İlk tesbit: Bir rejim teşkil etmek bakımından Cumhuriyet tarzı ile kimsenin alıp veremediği yok ama devletin işleyişi noktasında hem derin itirazlar, hem de vahim memnuniyetsizlikler var. İtirazlar ve memnuniyetsizlikler "Cumhuriyet" fikrinden kaynaklanmıyor; bu fikir şöyle de ifade edilebilir: Türkiye'yi terk edip başka bir ülkede yaşamak isteyen iki milyon kişi, Cumhuriyet'ten muzdarip olduğu için bir "firar huzursuzluğu" içinde değil. Bazılarına biraz garip gelebilir ama vaziyet galiba şöyle ifade edilebilir: Türkiye ve Türk toplumu Cumhuriyet'i aştı; şimdi önlerinde haklı olarak erişmek istedikleri daha mütekâmil, daha çağdaş ve insanlarına daha çok saygı gösteren hedefler var. 20. yüzyılın başlarında Cumhuriyet, Türk toplumu için çağdaş ve ileri bir modeldi; 21. yüzyılın ilk yıllarında Cumhuriyet'in bu toplum için yetersiz kalması, toplumun devletten daha hızlı muasırlaştığını gösteriyor. Henüz yürürlüğe girmeyen Anayasa değişikliklerinin toplumda bir heyecan dalgalanmasına yol açmayışı mânidardır zira bu teklif, daha tasarı halinde iken toplumsal taleplerin gerisine düşmüştü. Cumhuriyetin kurucuları bugünleri görebilselerdi şüphesiz vaktiyle doğru adım attıkları için müsterih olurlar ama muasır medeniyet faktörlerini üretmekte tembel davrandığımız için hayıflanırlardı.

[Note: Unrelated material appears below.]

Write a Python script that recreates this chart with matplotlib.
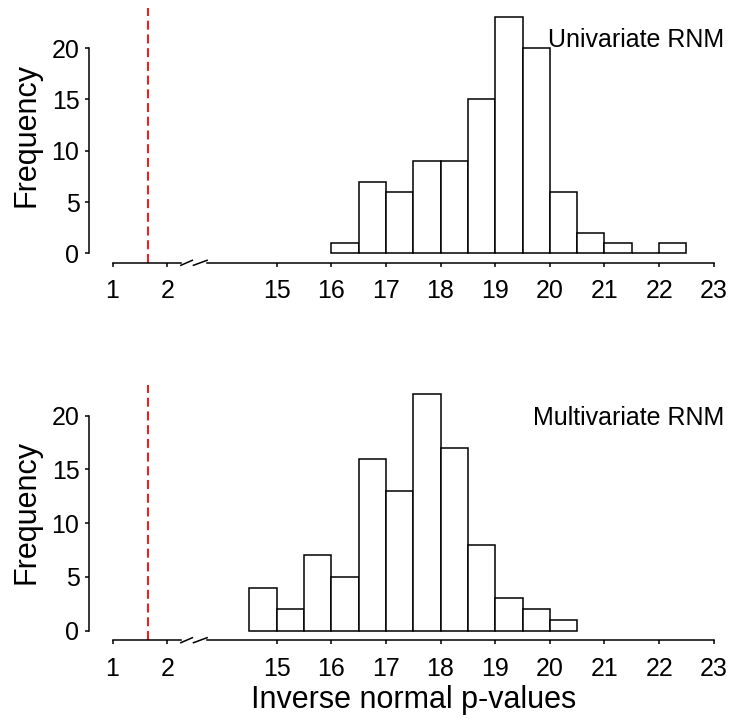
import numpy as np
import matplotlib
matplotlib.use('Agg')
import matplotlib.pyplot as plt

plt.rcParams['font.family'] = ['Liberation Sans', 'DejaVu Sans']

# histogram bins (width 0.5), left edges in original units
uni_edges = [16.0, 16.5, 17.0, 17.5, 18.0, 18.5, 19.0, 19.5, 20.0, 20.5, 21.0, 21.5, 22.0]
uni_counts = [1, 7, 6, 9, 9, 15, 23, 20, 6, 2, 1, 0, 1]

multi_edges = [14.5, 15.0, 15.5, 16.0, 16.5, 17.0, 17.5, 18.0, 18.5, 19.0, 19.5, 20.0]
multi_counts = [4, 2, 7, 5, 16, 13, 22, 17, 8, 3, 2, 1]

bin_width = 0.5
crit = 1.645  # one-sided 5% cut-off

xtick_vals = [1, 2, 15, 16, 17, 18, 19, 20, 21, 22, 23]
ytick_vals = [0, 5, 10, 15, 20]

GAP = 11  # values >= 15 are shifted left by this much (broken axis)


def to_disp(v):
    v = np.asarray(v, dtype=float)
    return np.where(v >= 10, v - GAP, v)


fig = plt.figure(figsize=(7.30, 7.19), dpi=100)
W, H = 730, 719

panels = [
    (uni_edges, uni_counts, 'Univariate RNM', 262.8, 8.0, 46.7),
    (multi_edges, multi_counts, 'Multivariate RNM', 640.2, 384.7, 425.0),
]

for edges, counts, label, y_bot, y_top, lab_base in panels:
    ax = fig.add_axes([88.5 / W, 1 - y_bot / H, 1 - 88.5 / W, (y_bot - y_top) / H])
    ax.bar(to_disp(edges), counts, width=bin_width, align='edge',
           facecolor='white', edgecolor='black', linewidth=1.1)
    ax.axvline(crit, color='red', linestyle=(0, (5, 2.6)), linewidth=1.3)

    ymax = max(counts)
    ax.set_ylim(-0.04 * ymax, 1.04 * ymax)
    ax.set_xlim(0.56, 0.56 + (W - 88.5) / 54.66)

    for s in ['top', 'right', 'bottom']:
        ax.spines[s].set_visible(False)
    ax.spines['left'].set_bounds(0, 20)
    ax.spines['left'].set_linewidth(1.1)

    ax.set_yticks(ytick_vals)
    ax.set_xticks(to_disp(xtick_vals))
    ax.set_xticklabels([str(v) for v in xtick_vals])
    ax.tick_params(axis='both', direction='out', length=3, width=1.1, labelsize=18)
    ax.tick_params(axis='x', pad=9)
    ax.tick_params(axis='y', pad=3.5)

    # x axis line with break
    tr = ax.get_xaxis_transform()
    lo, hi = to_disp(xtick_vals[0]), to_disp(xtick_vals[-1])
    ax.plot([lo, 2.25], [0, 0], color='black', lw=1.1, transform=tr, clip_on=False)
    ax.plot([2.73, hi], [0, 0], color='black', lw=1.1, transform=tr, clip_on=False)
    dy = 2.5 / (y_bot - y_top)
    ax.plot([2.25, 2.46], [-dy, dy], color='black', lw=1.1, transform=tr, clip_on=False)
    ax.plot([2.48, 2.73], [-dy, dy], color='black', lw=1.1, transform=tr, clip_on=False)

    fig.text(724 / W, 1 - lab_base / H, label, ha='right', va='baseline', fontsize=18)
    fig.text(26 / W, 1 - (y_bot + y_top) / 2 / H, 'Frequency', rotation=90,
             ha='center', va='center', fontsize=22)

fig.text(414 / W, 1 - 708 / H, 'Inverse normal p-values', ha='center', va='baseline', fontsize=22)

fig.savefig('out.png', dpi=100)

Geçen 78 yılın başarılarını Cumhuriyet'in hanesine yazmak mantıken doğru görünüyorsa, başarısızlıklar için aynı adresi göstermek zalimlik olur. Bizim temel meselemiz, hiçbir zaman devletin, anayasa ve kanunlarla belirlenen siyasi rejimi olmadı. Toplum, darbeler ertesinde gelen otoriter ve hürriyetleri daraltan günlerde olduğu kadar ondan daha hür ve serbest günlerde de devlete karşı saygısını kaybetmedi ki bu, Türk toplumunun en güçlü ve en zayıf tarafını teşkil ediyor. Anlayana saz! Toplumun muhalefeti, doğrudan devlete ve rejime yönelmek yerine bugüne kadar, devleti ve toplumu temsil ettiği varsayılan kişi ve heyetlere yönelmişse bu üslup inceliğinden "hisse" çıkarmak, yine o insanlara düşerdi. Ne var ki Türkiye'nin yönetici eliti, toplumsal muhalefetin sertleştiği günlerde mevcut krizi kendi kalitesizliklerine bağlamak yerine durumu bir rejim buhranı gibi göstermek ucuzluğuna tevessül etmekten kurtulamadılar. Sayıları iki milyona varan büyük bir kitlenin memleketten sessiz sedasız çekip gitme arzusunda bile o üslup inceliğini görmek mümkün ama görebilen nerede?
Ben Cumhuriyet meselesine paralel olarak "çağdaş bir kamu düzeni" kurmak görevini, Türklerin 20. yüzyılda karşılaştığı ve üstesinden gelmek mecburiyetinde olduğu bir "medeni mesele" olarak görenlerle beraberim; medeniyetin siyasi vechesine dair halli gereken bir meseledir bu. İçinde yaşadığımız çağ, bize bir sual yöneltmiştir; bu soruya cevabımız ana hatları itibariyle doğru ama ayrıntılarda kırık-dökük, samimiyetsiz bir muhtevadan ibaret kalmıştır. Bu kırık-dökük cevabın samimiyetsizliği yüzünden sadece siyasi elitleri suçlamak da doğru ama eksik bir nitelik taşıyor; bu yarım yamalak cevapta toplumun da hissesi var.
Öyleyse vaziyet şudur: Cumhuriyet'e evet ama daha fazlası gerekiyor! Yeni yüzyılda dikkatlerimizi Cumhuriyet romantizmine mıhlamak yerine, bu müşkil medenî problem üzerine yoğunlaştırmamız daha doğru olacaktır.
Devletimizin 78. yılı kutlu olsun; nice asırlara!